■ What is expected
Omit every picture, and retype the lines that run from the beginning of the data below through the line containing "(tamat) at (8.36,-17.4)", inclusive.
---------- Data section
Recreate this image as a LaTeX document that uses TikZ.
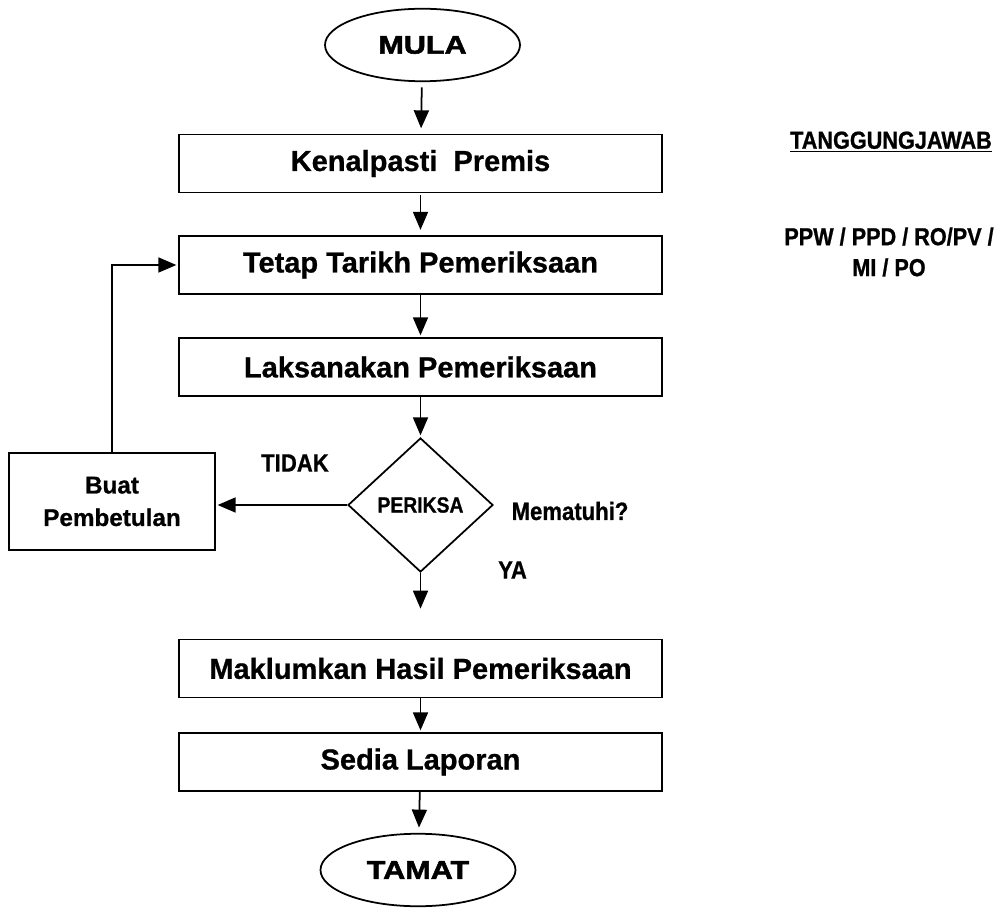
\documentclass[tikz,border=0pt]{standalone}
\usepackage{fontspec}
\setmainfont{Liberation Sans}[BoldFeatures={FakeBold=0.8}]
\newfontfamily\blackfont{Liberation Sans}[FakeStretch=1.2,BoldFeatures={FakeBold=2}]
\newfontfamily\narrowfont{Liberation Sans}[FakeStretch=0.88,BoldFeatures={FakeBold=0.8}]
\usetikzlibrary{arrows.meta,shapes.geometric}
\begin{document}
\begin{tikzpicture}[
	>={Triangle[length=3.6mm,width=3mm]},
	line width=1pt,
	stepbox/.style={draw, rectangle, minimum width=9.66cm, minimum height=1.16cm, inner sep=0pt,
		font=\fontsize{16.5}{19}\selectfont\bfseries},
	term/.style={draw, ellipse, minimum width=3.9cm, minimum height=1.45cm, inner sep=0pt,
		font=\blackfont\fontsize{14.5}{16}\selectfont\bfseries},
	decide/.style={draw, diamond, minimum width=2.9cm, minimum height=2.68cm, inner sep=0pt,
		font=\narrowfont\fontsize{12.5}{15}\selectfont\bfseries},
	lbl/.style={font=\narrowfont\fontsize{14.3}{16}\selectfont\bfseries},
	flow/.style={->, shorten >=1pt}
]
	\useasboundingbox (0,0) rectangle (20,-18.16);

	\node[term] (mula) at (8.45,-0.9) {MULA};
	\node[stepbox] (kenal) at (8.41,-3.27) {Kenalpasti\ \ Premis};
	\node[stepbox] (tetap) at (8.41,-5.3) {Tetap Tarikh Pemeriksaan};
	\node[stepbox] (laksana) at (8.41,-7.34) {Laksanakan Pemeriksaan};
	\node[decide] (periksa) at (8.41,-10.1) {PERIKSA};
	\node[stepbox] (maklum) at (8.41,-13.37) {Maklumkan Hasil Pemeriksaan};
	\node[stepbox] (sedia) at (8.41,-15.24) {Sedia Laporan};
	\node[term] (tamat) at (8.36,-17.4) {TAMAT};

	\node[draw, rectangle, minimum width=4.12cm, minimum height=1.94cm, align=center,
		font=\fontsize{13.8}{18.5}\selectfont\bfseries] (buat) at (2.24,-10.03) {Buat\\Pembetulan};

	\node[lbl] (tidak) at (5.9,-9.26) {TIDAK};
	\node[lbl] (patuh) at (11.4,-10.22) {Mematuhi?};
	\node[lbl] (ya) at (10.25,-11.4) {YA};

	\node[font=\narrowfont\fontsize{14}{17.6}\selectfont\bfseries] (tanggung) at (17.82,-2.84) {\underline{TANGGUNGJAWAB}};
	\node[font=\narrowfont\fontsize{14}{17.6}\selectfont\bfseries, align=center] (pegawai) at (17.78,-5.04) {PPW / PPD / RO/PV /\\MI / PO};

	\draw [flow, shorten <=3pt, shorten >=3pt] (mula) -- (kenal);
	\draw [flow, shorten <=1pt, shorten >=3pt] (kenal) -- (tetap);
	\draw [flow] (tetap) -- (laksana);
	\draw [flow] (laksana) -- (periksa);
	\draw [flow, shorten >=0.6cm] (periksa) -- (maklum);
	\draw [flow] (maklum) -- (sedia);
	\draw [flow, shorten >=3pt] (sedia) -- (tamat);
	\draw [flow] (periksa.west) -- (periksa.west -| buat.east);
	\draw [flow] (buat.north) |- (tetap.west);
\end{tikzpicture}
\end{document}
--------------------
■ Result
Recreate this image as a LaTeX document that uses TikZ.
\documentclass[tikz,border=0pt]{standalone}
\usepackage{fontspec}
\setmainfont{Liberation Sans}[BoldFeatures={FakeBold=0.8}]
\newfontfamily\blackfont{Liberation Sans}[FakeStretch=1.2,BoldFeatures={FakeBold=2}]
\newfontfamily\narrowfont{Liberation Sans}[FakeStretch=0.88,BoldFeatures={FakeBold=0.8}]
\usetikzlibrary{arrows.meta,shapes.geometric}
\begin{document}
\begin{tikzpicture}[
	>={Triangle[length=3.6mm,width=3mm]},
	line width=1pt,
	stepbox/.style={draw, rectangle, minimum width=9.66cm, minimum height=1.16cm, inner sep=0pt,
		font=\fontsize{16.5}{19}\selectfont\bfseries},
	term/.style={draw, ellipse, minimum width=3.9cm, minimum height=1.45cm, inner sep=0pt,
		font=\blackfont\fontsize{14.5}{16}\selectfont\bfseries},
	decide/.style={draw, diamond, minimum width=2.9cm, minimum height=2.68cm, inner sep=0pt,
		font=\narrowfont\fontsize{12.5}{15}\selectfont\bfseries},
	lbl/.style={font=\narrowfont\fontsize{14.3}{16}\selectfont\bfseries},
	flow/.style={->, shorten >=1pt}
]
	\useasboundingbox (0,0) rectangle (20,-18.16);

	\node[term] (mula) at (8.45,-0.9) {MULA};
	\node[stepbox] (kenal) at (8.41,-3.27) {Kenalpasti\ \ Premis};
	\node[stepbox] (tetap) at (8.41,-5.3) {Tetap Tarikh Pemeriksaan};
	\node[stepbox] (laksana) at (8.41,-7.34) {Laksanakan Pemeriksaan};
	\node[decide] (periksa) at (8.41,-10.1) {PERIKSA};
	\node[stepbox] (maklum) at (8.41,-13.37) {Maklumkan Hasil Pemeriksaan};
	\node[stepbox] (sedia) at (8.41,-15.24) {Sedia Laporan};
	\node[term] (tamat) at (8.36,-17.4) {TAMAT};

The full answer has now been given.